After patch recovery, block artifacts and lack of smoothness appear in the predicted image.
740402059 opened this issue · 4 comments
Hello, author. I applied your model's method to my dataset and found that the predicted image after patch recovery at the end exhibits blockiness and lack of smoothness. Apart from not including Earth position, the overall framework and backbone of the model are consistent with the pseudocode you provided. I would like to inquire about how to address this issue. Thank you.
Help, has anyone encountered this issue before?
I added a 3×3 convolution to the input and output, but it still happens.
Hi, I expect that the first row shows the expected (ground-truth) maps and the second row shows the predicted maps, is that right?
We did not run into this issue before. I really doubt if anyone did. It is not related to the Earth-specific bias. I think the most probable reason lies in the way you performed up-sampling. Maybe you can check the up-sampling function and weights to see why the model generated blocked outputs (constant values in each block).

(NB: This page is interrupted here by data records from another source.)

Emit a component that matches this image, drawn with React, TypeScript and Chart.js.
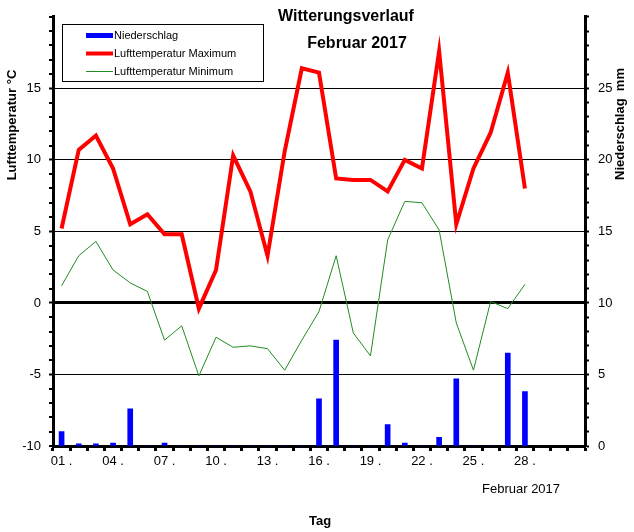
import React, { useEffect, useRef } from 'react';
import { Chart, registerables } from 'chart.js';

Chart.register(...registerables);

const dayLabels = [
  '01 .', '', '', '04 .', '', '', '07 .', '', '', '10 .', '', '', '13 .', '', '', '16 .',
  '', '', '19 .', '', '', '22 .', '', '', '25 .', '', '', '28 .', '', '', '',
];

const tempMax = [5.2, 10.7, 11.7, 9.4, 5.5, 6.2, 4.8, 4.8, -0.4, 2.3, 10.3, 7.8, 3.3, 10.6, 16.4, 16.1, 8.7, 8.6, 8.6, 7.8, 10.0, 9.4, 17.6, 5.5, 9.4, 11.9, 16.1, 8.0];
const tempMin = [1.2, 3.3, 4.3, 2.3, 1.4, 0.8, -2.6, -1.6, -5.1, -2.4, -3.1, -3.0, -3.2, -4.7, -2.6, -0.6, 3.3, -2.1, -3.7, 4.4, 7.1, 7.0, 5.1, -1.4, -4.7, 0.1, -0.4, 1.3];
const precip = [1.0, 0.15, 0.15, 0.2, 2.6, 0, 0.2, 0, 0, 0, 0, 0, 0, 0, 0, 3.3, 7.4, 0, 0, 1.5, 0.2, 0, 0.6, 4.7, 0, 0, 6.5, 3.8];

const tempTicks = [-10, -5, 0, 5, 10, 15];
const precipTicks = [0, 5, 10, 15, 20, 25];

const FONT = '"Liberation Sans", Arial, sans-serif';

const overlay = {
  id: 'overlay',
  afterDraw(chart: any) {
    const ctx = chart.ctx as CanvasRenderingContext2D;
    ctx.save();
    ctx.fillStyle = '#000';
    ctx.textAlign = 'center';
    ctx.textBaseline = 'alphabetic';
    ctx.font = `bold 16px ${FONT}`;
    ctx.fillText('Witterungsverlauf', 346, 21);
    ctx.fillText('Februar 2017', 357, 48);

    // legend
    ctx.fillStyle = '#fff';
    ctx.fillRect(62, 24, 201, 57);
    ctx.strokeStyle = '#000';
    ctx.lineWidth = 1;
    ctx.strokeRect(62.5, 24.5, 201, 57);
    ctx.fillStyle = '#0000ff';
    ctx.fillRect(86, 33, 27, 5);
    ctx.strokeStyle = '#ff0000';
    ctx.lineWidth = 4;
    ctx.beginPath();
    ctx.moveTo(86, 53.5);
    ctx.lineTo(113, 53.5);
    ctx.stroke();
    ctx.strokeStyle = '#228B22';
    ctx.lineWidth = 1;
    ctx.beginPath();
    ctx.moveTo(86, 71.5);
    ctx.lineTo(113, 71.5);
    ctx.stroke();
    ctx.fillStyle = '#000';
    ctx.textAlign = 'left';
    ctx.textBaseline = 'middle';
    ctx.font = `11px ${FONT}`;
    ctx.fillText('Niederschlag', 114, 35.5);
    ctx.fillText('Lufttemperatur Maximum', 114, 53.5);
    ctx.fillText('Lufttemperatur Minimum', 114, 71.5);

    // axis titles
    ctx.textAlign = 'center';
    ctx.textBaseline = 'alphabetic';
    ctx.font = `bold 13px ${FONT}`;
    ctx.save();
    ctx.translate(16, 125);
    ctx.rotate(-Math.PI / 2);
    ctx.fillText('Lufttemperatur °C', 0, 0);
    ctx.restore();
    ctx.save();
    ctx.translate(624, 124);
    ctx.rotate(-Math.PI / 2);
    ctx.fillText('Niederschlag  mm', 0, 0);
    ctx.restore();
    ctx.fillText('Tag', 320, 525);

    ctx.textAlign = 'left';
    ctx.font = `13px ${FONT}`;
    ctx.fillText('Februar 2017', 482, 493);
    ctx.restore();
  },
};

export default function App() {
  const ref = useRef<HTMLCanvasElement>(null);
  useEffect(() => {
    if (!ref.current) return;
    const chart = new Chart(ref.current, {
      type: 'bar',
      data: {
        labels: dayLabels,
        datasets: [
          {
            type: 'line',
            label: 'Lufttemperatur Maximum',
            data: tempMax,
            borderColor: '#ff0000',
            backgroundColor: '#ff0000',
            borderWidth: 4,
            pointRadius: 0,
            tension: 0,
            yAxisID: 'y',
            order: 1,
          } as any,
          {
            type: 'line',
            label: 'Lufttemperatur Minimum',
            data: tempMin,
            borderColor: '#228B22',
            backgroundColor: '#228B22',
            borderWidth: 1,
            pointRadius: 0,
            tension: 0,
            yAxisID: 'y',
            order: 2,
          } as any,
          {
            type: 'bar',
            label: 'Niederschlag',
            data: precip,
            backgroundColor: '#0000ff',
            barThickness: 5,
            yAxisID: 'y1',
            order: 3,
          } as any,
        ],
      },
      options: {
        responsive: false,
        animation: false,
        devicePixelRatio: 1,
        layout: { padding: { top: 14, left: 0, right: 0, bottom: 0 } },
        plugins: {
          legend: { display: false },
          title: { display: false },
          tooltip: { enabled: false },
        },
        scales: {
          x: {
            offset: true,
            grid: {
              offset: true,
              drawOnChartArea: false,
              drawTicks: true,
              tickLength: 5,
              tickWidth: 3,
              color: '#000',
              tickColor: '#000',
            },
            border: { display: true, color: '#000', width: 3 },
            ticks: {
              autoSkip: false,
              maxRotation: 0,
              minRotation: 0,
              padding: 3,
              color: '#000',
              font: { family: FONT, size: 13 },
            },
            afterFit: (s: any) => { s.height = 86; },
          },
          y: {
            position: 'left',
            min: -10,
            max: 20,
            ticks: {
              stepSize: 1,
              autoSkip: false,
              padding: 8,
              color: '#000',
              font: { family: FONT, size: 13 },
              callback: (v: any) => (tempTicks.includes(Number(v)) ? String(v) : ''),
            },
            grid: {
              drawOnChartArea: true,
              drawTicks: true,
              tickLength: 4,
              tickWidth: 2,
              tickColor: '#000',
              color: (c: any) => {
                const v = c.tick ? c.tick.value : null;
                if (v === 0) return '#000';
                if (v !== null && v % 5 === 0 && v > -10 && v < 20) return '#000';
                return 'rgba(0,0,0,0)';
              },
              lineWidth: (c: any) => {
                const v = c.tick ? c.tick.value : null;
                if (v === 0) return 3;
                if (v !== null && v % 5 === 0 && v > -10 && v < 20) return 1;
                return 0;
              },
            },
            border: { display: true, color: '#000', width: 3 },
            afterFit: (s: any) => { s.width = 53; },
          },
          y1: {
            position: 'right',
            min: 0,
            max: 30,
            ticks: {
              stepSize: 1,
              autoSkip: false,
              padding: 9,
              color: '#000',
              font: { family: FONT, size: 13 },
              callback: (v: any) => (precipTicks.includes(Number(v)) ? String(v) : ''),
            },
            grid: {
              drawOnChartArea: false,
              drawTicks: true,
              tickLength: 4,
              tickWidth: 2,
              tickColor: '#000',
              color: '#000',
            },
            border: { display: true, color: '#000', width: 3 },
            afterFit: (s: any) => { s.width = 49; },
          },
        },
      },
      plugins: [overlay],
    });
    return () => chart.destroy();
  }, []);
  return (
    <div style={{ position: 'absolute', left: 0, top: 0, width: 634, height: 532, background: '#fff' }}>
      <canvas ref={ref} width={634} height={532} style={{ display: 'block' }} />
    </div>
  );
}
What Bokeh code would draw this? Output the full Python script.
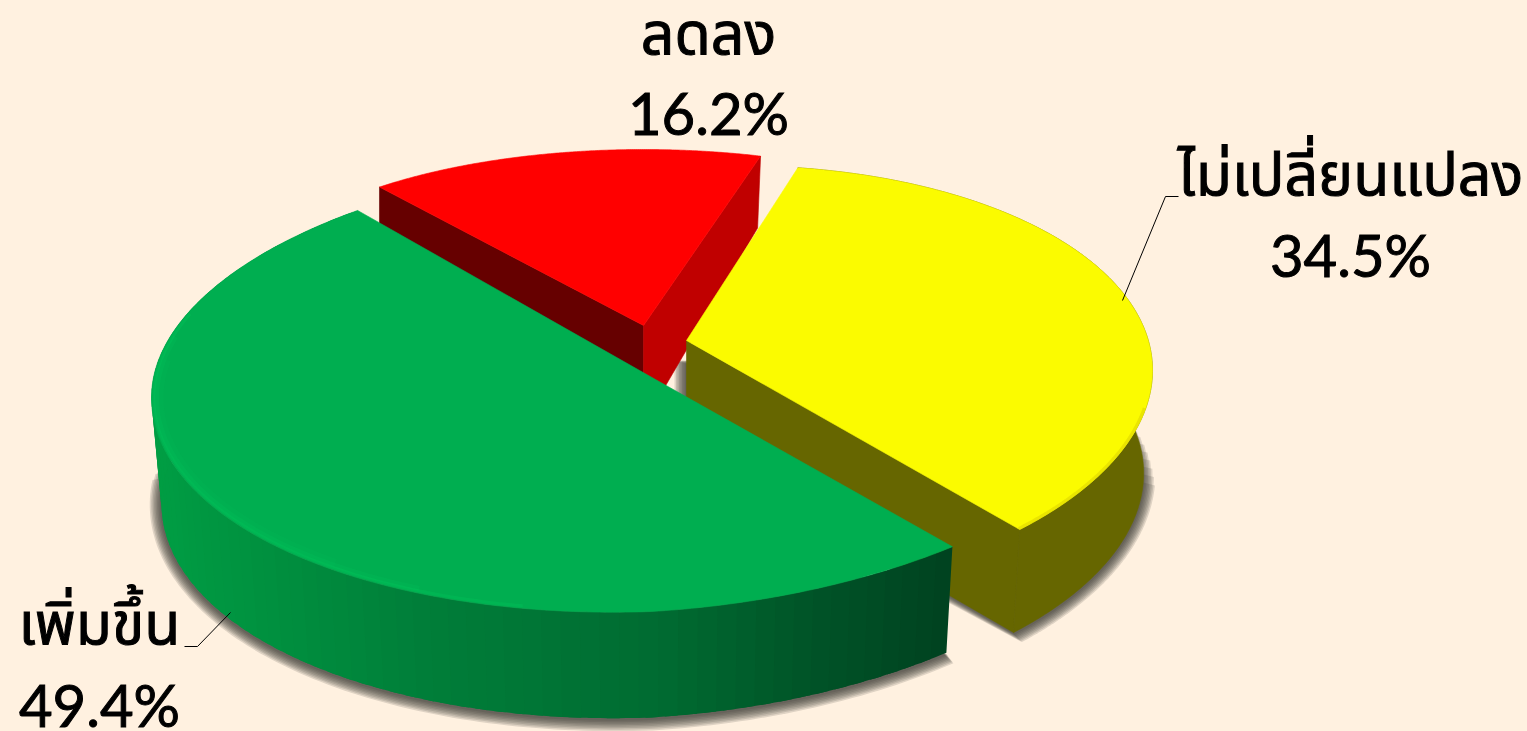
import numpy as np
from bokeh.plotting import figure
from bokeh.models import Range1d
from bokeh.core.properties import value
from bokeh.embed import file_html
from bokeh.resources import INLINE

categories = ["เพิ่มขึ้น", "ลดลง", "ไม่เปลี่ยนแปลง"]
values = [49.4, 16.2, 34.5]
labels = ["49.4%", "16.2%", "34.5%"]

BG = "#fff1e0"
THAI = "Noto Sans Thai, Noto Sans, sans-serif"
LATIN = "Lato"

# screen geometry of each tilted slice: ellipse centre, radii (front b, back bb), skew (right k, left kl),
# start angle, angular stretch, apex, wall height, wall shrink
GEOM = {
    "g": dict(cx=651, cy=379, a=500, b=232, bb=222, k=0.06, kl=0.036, t0=53.0, sp=1.0178,
              ax=655, ay=379, h=106, s=0.98),
    "r": dict(cx=643, cy=300, a=400, b=151, bb=151, k=0.0, kl=0.0, t0=228.7, sp=1.0,
              ax=643, ay=325, h=98, s=0.99),
    "y": dict(cx=710, cy=383, a=442, b=217.4, bb=217.4, k=0.03, kl=0.03, t0=281.4, sp=1.0,
              ax=686, ay=340, h=103, s=0.98),
}

def rim(g, t, d=0.0):
    r = np.radians(t)
    c, sn = np.cos(r), np.sin(r)
    x = g["cx"] + (g["a"] + d) * c
    yb = np.where(sn >= 0, g["b"], g["bb"]) + d
    yk = np.where(c >= 0, g["k"], g["kl"])
    return x, g["cy"] + yb * sn - yk * g["a"] * c

def low(g, t, d=0.0):
    x, y = rim(g, t, d)
    return g["cx"] + (x - g["cx"]) * g["s"], y + g["h"]

def angles(g, v, n=200):
    return np.linspace(g["t0"], g["t0"] + 3.6 * v * g["sp"], n)

p = figure(width=1527, height=731, x_range=Range1d(0, 1527), y_range=Range1d(731, 0),
           output_backend="svg", toolbar_location=None, background_fill_color=BG,
           border_fill_color=BG, min_border=0, outline_line_color=None)
p.axis.visible = False
p.grid.visible = False

def poly(xs, ys, c, alpha=1.0, lw=0.6):
    p.patch(list(xs), list(ys), fill_color=c, fill_alpha=alpha, line_color=c if alpha == 1 else None,
            line_width=lw)

G, R, Y = GEOM["g"], GEOM["r"], GEOM["y"]
SH = "#3a3632"
DS = [12, 10.5, 9, 7.5, 6, 4.5, 3, 1.5]

# soft shadows
for d in DS:
    t = np.linspace(G["t0"], 198 - d, 120)
    x, y = low(G, t, d)
    poly(np.r_[x, G["cx"]], np.r_[y + 1, G["cy"]], SH, 0.16)

for d in DS:
    t = np.linspace(346 + 1.4 * d, Y["t0"] + 3.6 * values[2], 120)
    x, y = low(Y, t, d)
    poly(np.r_[x, Y["ax"] - d, Y["ax"] - d], np.r_[y + 1, Y["ay"] + Y["h"] + d, Y["ay"] + 20], SH, 0.16)

# red: two cut faces and top
tR = angles(R, values[1])
xt, yt = rim(R, tR)
poly([R["ax"], xt[0], xt[0], R["ax"]], [R["ay"], yt[0], yt[0] + R["h"], R["ay"] + R["h"]], "#660000")
poly([R["ax"], xt[-1], xt[-1] - 3, R["ax"]], [R["ay"], yt[-1], yt[-1] + 72, R["ay"] + R["h"]], "#c00000")
poly(np.r_[R["ax"], xt], np.r_[R["ay"], yt], "#ff0000")

# yellow: cut face, wall, top
tY = angles(Y, values[2])
xt, yt = rim(Y, tY)
xb, yb = low(Y, tY)
poly([Y["ax"], xt[-1], xb[-1], Y["ax"]], [Y["ay"], yt[-1], yb[-1], Y["ay"] + Y["h"]], "#666600")
poly(np.r_[xt, xb[::-1]], np.r_[yt, yb[::-1]], "#666600")
poly(np.r_[Y["ax"], xt], np.r_[Y["ay"], yt], "#fbfb00")
tf = np.linspace(370, Y["t0"] + 3.6 * values[2], 80)
xf, yf = rim(Y, tf, -1.5)
p.line(xf, yf, line_color="#e2dc00", line_width=3, line_alpha=0.7)

# green: gradient wall (strips overlap so no seams show) and top
tG = angles(G, values[0], 241)
xt, yt = rim(G, tG)
xb, yb = low(G, tG)
stops_x = [150, 400, 650, 800, 950]
stops_g = [158, 128, 108, 85, 66]
stops_b = [68, 58, 50, 40, 32]
step = 3
for i in range(0, len(tG) - 1, step):
    j = min(i + step + 2, len(tG) - 1)
    m = (xt[i] + xt[j]) / 2
    c = "#%02x%02x%02x" % (0, int(np.interp(m, stops_x, stops_g)), int(np.interp(m, stops_x, stops_b)))
    p.patch(list(np.r_[xt[i:j + 1], xb[i:j + 1][::-1]]), list(np.r_[yt[i:j + 1], yb[i:j + 1][::-1]]),
            fill_color=c, line_color=None)
poly(np.r_[G["ax"], xt], np.r_[G["ay"], yt], "#00ae50")
for inset, w, al, t1, t2 in [(8, 8, 0.08, 130, 190), (5, 5, 0.14, 118, 196), (2.5, 3, 0.22, 105, 202)]:
    tf = np.linspace(t1, t2, 100)
    xf, yf = rim(G, tf, -inset)
    p.line(xf, yf, line_color="#00d060", line_width=w, line_alpha=al)

# leader lines, anchored on the rims
p.line([1122, 1165, 1178], [300, 196, 196], line_color="#000000", line_width=1)
p.line([230, 197, 184], [612, 646, 646], line_color="#000000", line_width=1)

# labels
tx = [99, 708, 1350]
ty_name = [625, 35, 176]
ty_val = [704, 112, 254]
for i in range(3):
    p.text([tx[i]], [ty_name[i]], text=[categories[i]], text_align="center", text_baseline="alphabetic",
           text_font=value(THAI), text_font_size="59px", text_color="#000000",
           text_outline_color="#000000")
    p.text([tx[i]], [ty_val[i]], text=[labels[i]], text_align="center", text_baseline="alphabetic",
           text_font=value(LATIN), text_font_size="58px", text_color="#000000",
           text_outline_color="#000000")

html = file_html(p, INLINE).replace("</head>", "<style>html,body{background:%s}</style></head>" % BG)
open("out.html", "w").write(html)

Yes, your understanding is correct. The first line is the actual measurement, and the second line is the prediction. This is an observation process of radar for precipitation cloud clusters.
I think your model's approach is similar to swin-unet, but tailored for different tasks.
https://github.com/HuCaoFighting/Swin-Unet
Since you provided only pseudocode, I based my modifications on your approach, building upon the foundation of swin-unet. The functions for patch_merge, and patch_expand were all re-implemented according to your pseudocode. Similar to swin-unet, I encountered issues with non-smooth output and block artifacts.
HuCaoFighting/Swin-Unet#70
Regarding the process of patch embedding from the original image into 4x4 blocks and then patch recovery to the original image, I am concerned that using non-overlapping patches might lead to smaller correlations between each patch, resulting in blocky artifacts. Additionally, I share the opinion that a pure Transformer may struggle to capture local details in images, as mentioned in TransUnet.
https://github.com/Beckschen/TransUNet
I also plan to follow your advice and check the weights during the upsampling process. Thank you very much for your guidance!